Information supplied:

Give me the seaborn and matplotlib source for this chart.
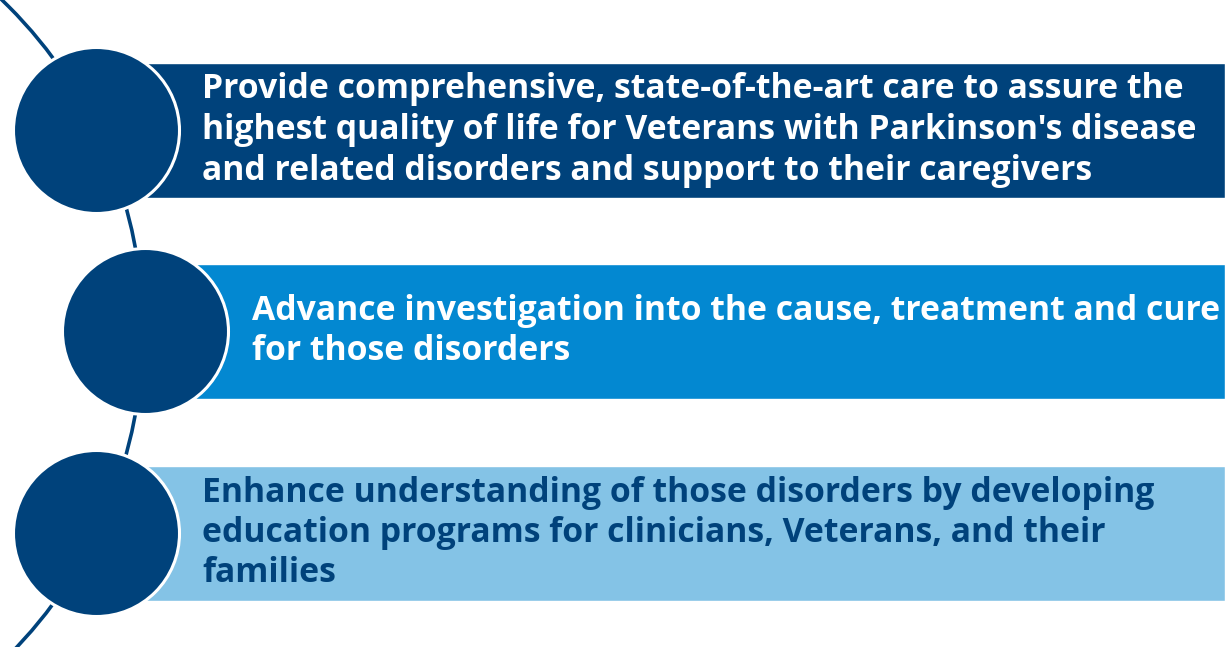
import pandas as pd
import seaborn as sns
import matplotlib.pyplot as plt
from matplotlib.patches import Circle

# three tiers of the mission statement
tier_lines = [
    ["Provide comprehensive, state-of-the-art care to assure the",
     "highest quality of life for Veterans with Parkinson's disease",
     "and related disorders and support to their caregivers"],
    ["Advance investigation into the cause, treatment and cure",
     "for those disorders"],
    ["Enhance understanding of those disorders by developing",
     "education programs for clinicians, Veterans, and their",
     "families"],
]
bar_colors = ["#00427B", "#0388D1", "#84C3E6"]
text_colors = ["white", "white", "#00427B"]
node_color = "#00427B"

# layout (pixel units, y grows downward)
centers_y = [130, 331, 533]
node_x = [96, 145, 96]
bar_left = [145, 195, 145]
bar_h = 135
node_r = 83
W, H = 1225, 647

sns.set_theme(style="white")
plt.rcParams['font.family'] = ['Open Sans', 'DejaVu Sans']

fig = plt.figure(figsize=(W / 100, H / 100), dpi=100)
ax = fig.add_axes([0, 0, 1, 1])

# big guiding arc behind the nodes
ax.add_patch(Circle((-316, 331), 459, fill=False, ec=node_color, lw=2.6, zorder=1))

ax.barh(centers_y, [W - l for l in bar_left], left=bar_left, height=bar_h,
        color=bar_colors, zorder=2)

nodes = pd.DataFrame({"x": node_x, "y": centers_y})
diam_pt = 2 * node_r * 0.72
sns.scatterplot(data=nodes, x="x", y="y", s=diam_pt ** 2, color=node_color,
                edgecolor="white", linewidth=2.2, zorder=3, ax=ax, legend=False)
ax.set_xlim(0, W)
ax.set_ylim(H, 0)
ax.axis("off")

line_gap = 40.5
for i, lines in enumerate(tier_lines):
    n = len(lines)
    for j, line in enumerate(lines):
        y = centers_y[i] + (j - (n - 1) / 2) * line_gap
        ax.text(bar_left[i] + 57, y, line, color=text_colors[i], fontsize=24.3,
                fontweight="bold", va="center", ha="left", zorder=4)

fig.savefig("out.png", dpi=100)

Brief: Exactly reproduce the run of lines from the start of the listing through the line with "ec=node_color, lw=2.6, zorder=1))", inclusive; pictures are not copied.

Final result:
Give me the seaborn and matplotlib source for this chart.
import pandas as pd
import seaborn as sns
import matplotlib.pyplot as plt
from matplotlib.patches import Circle

# three tiers of the mission statement
tier_lines = [
    ["Provide comprehensive, state-of-the-art care to assure the",
     "highest quality of life for Veterans with Parkinson's disease",
     "and related disorders and support to their caregivers"],
    ["Advance investigation into the cause, treatment and cure",
     "for those disorders"],
    ["Enhance understanding of those disorders by developing",
     "education programs for clinicians, Veterans, and their",
     "families"],
]
bar_colors = ["#00427B", "#0388D1", "#84C3E6"]
text_colors = ["white", "white", "#00427B"]
node_color = "#00427B"

# layout (pixel units, y grows downward)
centers_y = [130, 331, 533]
node_x = [96, 145, 96]
bar_left = [145, 195, 145]
bar_h = 135
node_r = 83
W, H = 1225, 647

sns.set_theme(style="white")
plt.rcParams['font.family'] = ['Open Sans', 'DejaVu Sans']

fig = plt.figure(figsize=(W / 100, H / 100), dpi=100)
ax = fig.add_axes([0, 0, 1, 1])

# big guiding arc behind the nodes
ax.add_patch(Circle((-316, 331), 459, fill=False, ec=node_color, lw=2.6, zorder=1))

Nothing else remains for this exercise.